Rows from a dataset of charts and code
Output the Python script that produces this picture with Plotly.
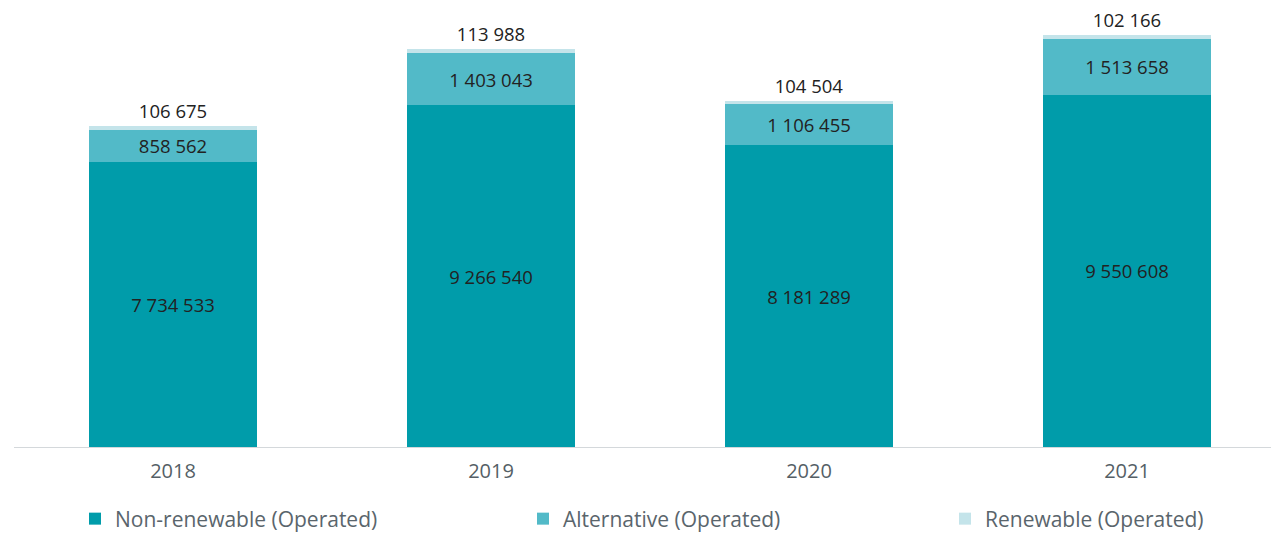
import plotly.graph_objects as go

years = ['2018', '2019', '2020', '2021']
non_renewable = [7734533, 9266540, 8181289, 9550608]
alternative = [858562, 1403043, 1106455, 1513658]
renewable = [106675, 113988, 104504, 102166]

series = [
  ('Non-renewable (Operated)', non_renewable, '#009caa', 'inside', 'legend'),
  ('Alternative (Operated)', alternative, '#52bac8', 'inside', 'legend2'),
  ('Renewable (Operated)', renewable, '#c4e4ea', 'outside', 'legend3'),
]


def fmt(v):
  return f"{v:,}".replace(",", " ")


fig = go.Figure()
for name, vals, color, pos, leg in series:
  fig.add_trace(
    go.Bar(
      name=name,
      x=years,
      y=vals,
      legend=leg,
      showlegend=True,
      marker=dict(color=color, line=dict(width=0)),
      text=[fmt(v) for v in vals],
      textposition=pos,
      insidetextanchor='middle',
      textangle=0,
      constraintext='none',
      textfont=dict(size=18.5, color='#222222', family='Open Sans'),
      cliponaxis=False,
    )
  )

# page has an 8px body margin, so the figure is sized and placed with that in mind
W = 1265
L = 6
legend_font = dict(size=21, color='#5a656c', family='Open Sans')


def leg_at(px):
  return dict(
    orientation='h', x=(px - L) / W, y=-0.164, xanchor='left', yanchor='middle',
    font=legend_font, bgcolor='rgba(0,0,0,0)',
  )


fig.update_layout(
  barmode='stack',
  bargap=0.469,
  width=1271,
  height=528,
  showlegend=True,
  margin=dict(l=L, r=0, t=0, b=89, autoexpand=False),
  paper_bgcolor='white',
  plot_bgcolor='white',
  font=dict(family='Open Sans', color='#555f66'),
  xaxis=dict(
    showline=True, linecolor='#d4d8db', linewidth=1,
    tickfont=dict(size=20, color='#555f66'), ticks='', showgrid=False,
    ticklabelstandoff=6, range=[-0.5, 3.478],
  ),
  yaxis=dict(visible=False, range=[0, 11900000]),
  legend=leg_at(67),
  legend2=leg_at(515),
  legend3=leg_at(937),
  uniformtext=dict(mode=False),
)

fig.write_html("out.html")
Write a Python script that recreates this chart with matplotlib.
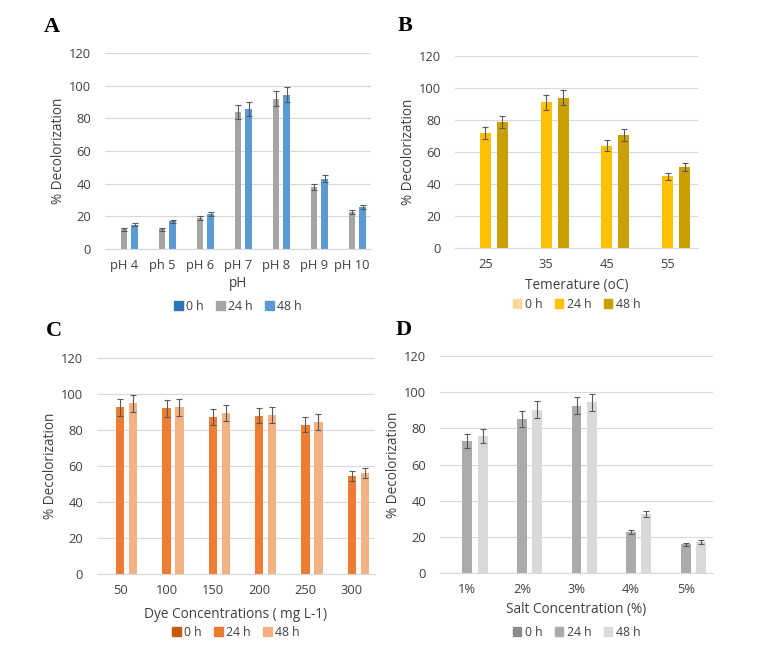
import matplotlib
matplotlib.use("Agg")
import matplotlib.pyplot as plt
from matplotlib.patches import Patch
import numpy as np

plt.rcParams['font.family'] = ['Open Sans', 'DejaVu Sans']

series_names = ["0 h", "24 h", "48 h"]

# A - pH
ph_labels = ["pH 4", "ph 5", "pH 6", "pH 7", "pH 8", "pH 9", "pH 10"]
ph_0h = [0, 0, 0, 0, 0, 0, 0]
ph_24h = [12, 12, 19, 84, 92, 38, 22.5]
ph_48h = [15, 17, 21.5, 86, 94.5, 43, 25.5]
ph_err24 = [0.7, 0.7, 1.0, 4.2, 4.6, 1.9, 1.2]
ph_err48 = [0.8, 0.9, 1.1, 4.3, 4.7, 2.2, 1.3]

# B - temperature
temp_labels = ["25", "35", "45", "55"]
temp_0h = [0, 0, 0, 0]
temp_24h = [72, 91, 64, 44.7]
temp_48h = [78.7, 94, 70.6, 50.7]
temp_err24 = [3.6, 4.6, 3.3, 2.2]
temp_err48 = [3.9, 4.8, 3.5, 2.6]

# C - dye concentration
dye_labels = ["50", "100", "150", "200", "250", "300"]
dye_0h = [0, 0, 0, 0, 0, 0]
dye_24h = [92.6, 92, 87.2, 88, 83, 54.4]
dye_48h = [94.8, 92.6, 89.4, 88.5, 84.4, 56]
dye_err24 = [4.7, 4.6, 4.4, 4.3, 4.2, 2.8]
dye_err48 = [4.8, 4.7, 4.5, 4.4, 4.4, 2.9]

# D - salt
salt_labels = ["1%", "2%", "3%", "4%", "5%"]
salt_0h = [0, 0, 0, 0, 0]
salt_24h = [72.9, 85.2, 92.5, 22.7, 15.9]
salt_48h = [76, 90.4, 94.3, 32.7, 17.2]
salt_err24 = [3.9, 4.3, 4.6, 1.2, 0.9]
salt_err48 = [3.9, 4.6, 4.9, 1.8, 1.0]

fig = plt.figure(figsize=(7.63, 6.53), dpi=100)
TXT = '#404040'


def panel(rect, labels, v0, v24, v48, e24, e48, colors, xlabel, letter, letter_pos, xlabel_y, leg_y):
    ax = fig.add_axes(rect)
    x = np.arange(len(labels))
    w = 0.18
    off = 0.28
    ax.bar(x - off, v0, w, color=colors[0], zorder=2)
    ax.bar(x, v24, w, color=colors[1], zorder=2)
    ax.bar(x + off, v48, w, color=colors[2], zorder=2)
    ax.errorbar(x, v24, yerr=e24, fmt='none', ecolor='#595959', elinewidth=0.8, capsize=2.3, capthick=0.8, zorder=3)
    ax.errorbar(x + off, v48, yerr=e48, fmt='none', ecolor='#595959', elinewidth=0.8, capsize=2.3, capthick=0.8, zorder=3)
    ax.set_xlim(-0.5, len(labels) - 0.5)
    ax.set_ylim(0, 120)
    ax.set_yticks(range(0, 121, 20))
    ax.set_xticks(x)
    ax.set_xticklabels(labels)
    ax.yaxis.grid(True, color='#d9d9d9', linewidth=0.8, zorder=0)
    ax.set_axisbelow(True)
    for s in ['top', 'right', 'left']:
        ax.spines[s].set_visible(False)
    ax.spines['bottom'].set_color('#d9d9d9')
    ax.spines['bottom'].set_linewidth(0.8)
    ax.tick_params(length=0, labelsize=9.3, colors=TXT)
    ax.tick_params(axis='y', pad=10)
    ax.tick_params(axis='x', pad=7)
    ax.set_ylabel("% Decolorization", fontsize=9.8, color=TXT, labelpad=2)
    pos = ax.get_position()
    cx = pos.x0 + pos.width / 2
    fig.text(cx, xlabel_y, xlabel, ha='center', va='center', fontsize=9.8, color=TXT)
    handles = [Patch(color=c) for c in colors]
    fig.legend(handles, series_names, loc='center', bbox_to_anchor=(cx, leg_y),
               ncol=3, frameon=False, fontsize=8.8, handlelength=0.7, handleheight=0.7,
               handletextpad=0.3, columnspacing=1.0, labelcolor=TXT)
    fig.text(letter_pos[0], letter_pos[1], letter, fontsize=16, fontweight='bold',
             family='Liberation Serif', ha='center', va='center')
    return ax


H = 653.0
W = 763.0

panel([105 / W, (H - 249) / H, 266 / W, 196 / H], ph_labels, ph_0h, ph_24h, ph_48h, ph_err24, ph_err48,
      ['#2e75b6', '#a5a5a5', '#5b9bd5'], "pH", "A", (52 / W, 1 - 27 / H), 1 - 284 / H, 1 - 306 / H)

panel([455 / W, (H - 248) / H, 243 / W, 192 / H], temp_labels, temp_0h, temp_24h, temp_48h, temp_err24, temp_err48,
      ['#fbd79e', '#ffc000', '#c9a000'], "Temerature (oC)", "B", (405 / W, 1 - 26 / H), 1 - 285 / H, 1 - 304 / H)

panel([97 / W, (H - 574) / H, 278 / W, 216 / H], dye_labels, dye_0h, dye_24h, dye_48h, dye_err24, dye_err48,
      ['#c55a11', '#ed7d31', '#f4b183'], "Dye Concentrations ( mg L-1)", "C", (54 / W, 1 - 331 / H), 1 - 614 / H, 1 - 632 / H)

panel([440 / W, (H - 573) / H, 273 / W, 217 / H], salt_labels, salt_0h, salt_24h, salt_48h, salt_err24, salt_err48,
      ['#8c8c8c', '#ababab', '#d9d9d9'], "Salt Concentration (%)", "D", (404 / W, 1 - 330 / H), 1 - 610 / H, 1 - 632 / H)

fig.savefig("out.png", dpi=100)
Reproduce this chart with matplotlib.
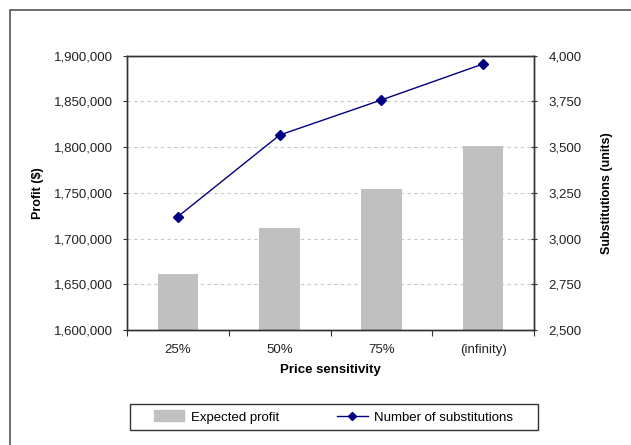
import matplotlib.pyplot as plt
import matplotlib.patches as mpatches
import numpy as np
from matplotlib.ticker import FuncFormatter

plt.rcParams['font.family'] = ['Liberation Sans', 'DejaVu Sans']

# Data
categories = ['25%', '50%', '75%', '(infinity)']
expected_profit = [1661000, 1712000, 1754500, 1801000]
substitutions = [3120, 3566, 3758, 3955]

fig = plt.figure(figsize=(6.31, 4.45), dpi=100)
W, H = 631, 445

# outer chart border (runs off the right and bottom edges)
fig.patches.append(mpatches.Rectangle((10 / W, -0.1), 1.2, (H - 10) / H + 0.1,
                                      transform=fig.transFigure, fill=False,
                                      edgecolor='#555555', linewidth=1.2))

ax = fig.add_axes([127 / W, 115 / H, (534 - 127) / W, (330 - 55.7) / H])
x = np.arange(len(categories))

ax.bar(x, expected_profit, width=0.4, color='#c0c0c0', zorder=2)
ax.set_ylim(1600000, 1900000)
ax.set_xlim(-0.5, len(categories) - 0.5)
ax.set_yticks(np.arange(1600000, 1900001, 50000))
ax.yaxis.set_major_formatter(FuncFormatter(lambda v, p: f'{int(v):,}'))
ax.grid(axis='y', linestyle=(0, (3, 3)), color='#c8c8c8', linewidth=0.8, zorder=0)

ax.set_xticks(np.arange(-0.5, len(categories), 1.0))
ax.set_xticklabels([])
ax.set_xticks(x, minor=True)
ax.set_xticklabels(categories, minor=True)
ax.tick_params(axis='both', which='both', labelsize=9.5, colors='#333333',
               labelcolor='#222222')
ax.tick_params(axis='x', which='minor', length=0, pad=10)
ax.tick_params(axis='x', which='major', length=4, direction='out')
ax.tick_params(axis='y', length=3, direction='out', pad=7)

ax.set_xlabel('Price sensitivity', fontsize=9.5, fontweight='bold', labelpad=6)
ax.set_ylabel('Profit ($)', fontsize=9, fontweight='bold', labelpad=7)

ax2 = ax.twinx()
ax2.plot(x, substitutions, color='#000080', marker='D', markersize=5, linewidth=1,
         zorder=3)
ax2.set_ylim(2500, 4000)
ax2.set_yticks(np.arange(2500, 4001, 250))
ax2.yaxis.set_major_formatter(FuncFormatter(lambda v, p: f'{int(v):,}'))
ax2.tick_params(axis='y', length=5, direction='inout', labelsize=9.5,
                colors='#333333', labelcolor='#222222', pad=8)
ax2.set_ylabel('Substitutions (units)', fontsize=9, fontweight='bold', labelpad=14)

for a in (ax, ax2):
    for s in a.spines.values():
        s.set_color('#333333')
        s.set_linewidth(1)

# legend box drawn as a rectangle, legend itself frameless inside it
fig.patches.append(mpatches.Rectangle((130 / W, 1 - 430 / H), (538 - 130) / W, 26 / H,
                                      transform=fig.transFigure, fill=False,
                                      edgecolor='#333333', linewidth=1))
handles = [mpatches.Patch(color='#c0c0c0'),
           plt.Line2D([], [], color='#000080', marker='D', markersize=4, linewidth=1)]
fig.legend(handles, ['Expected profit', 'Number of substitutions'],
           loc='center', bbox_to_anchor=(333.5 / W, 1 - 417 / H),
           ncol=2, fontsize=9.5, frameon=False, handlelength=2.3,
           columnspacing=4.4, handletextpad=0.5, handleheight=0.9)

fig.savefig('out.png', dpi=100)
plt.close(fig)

**AIM OF THE TASK:**
Write out the lines from the one containing "Reproduce this chart with matplotlib." down to the one containing "color='#c8c8c8', linewidth=0.8, zorder=0)", both included, exactly as they appear. Leave out any pictures.

**WRITTEN SOLUTION:**
Reproduce this chart with matplotlib.
import matplotlib.pyplot as plt
import matplotlib.patches as mpatches
import numpy as np
from matplotlib.ticker import FuncFormatter

plt.rcParams['font.family'] = ['Liberation Sans', 'DejaVu Sans']

# Data
categories = ['25%', '50%', '75%', '(infinity)']
expected_profit = [1661000, 1712000, 1754500, 1801000]
substitutions = [3120, 3566, 3758, 3955]

fig = plt.figure(figsize=(6.31, 4.45), dpi=100)
W, H = 631, 445

# outer chart border (runs off the right and bottom edges)
fig.patches.append(mpatches.Rectangle((10 / W, -0.1), 1.2, (H - 10) / H + 0.1,
                                      transform=fig.transFigure, fill=False,
                                      edgecolor='#555555', linewidth=1.2))

ax = fig.add_axes([127 / W, 115 / H, (534 - 127) / W, (330 - 55.7) / H])
x = np.arange(len(categories))

ax.bar(x, expected_profit, width=0.4, color='#c0c0c0', zorder=2)
ax.set_ylim(1600000, 1900000)
ax.set_xlim(-0.5, len(categories) - 0.5)
ax.set_yticks(np.arange(1600000, 1900001, 50000))
ax.yaxis.set_major_formatter(FuncFormatter(lambda v, p: f'{int(v):,}'))
ax.grid(axis='y', linestyle=(0, (3, 3)), color='#c8c8c8', linewidth=0.8, zorder=0)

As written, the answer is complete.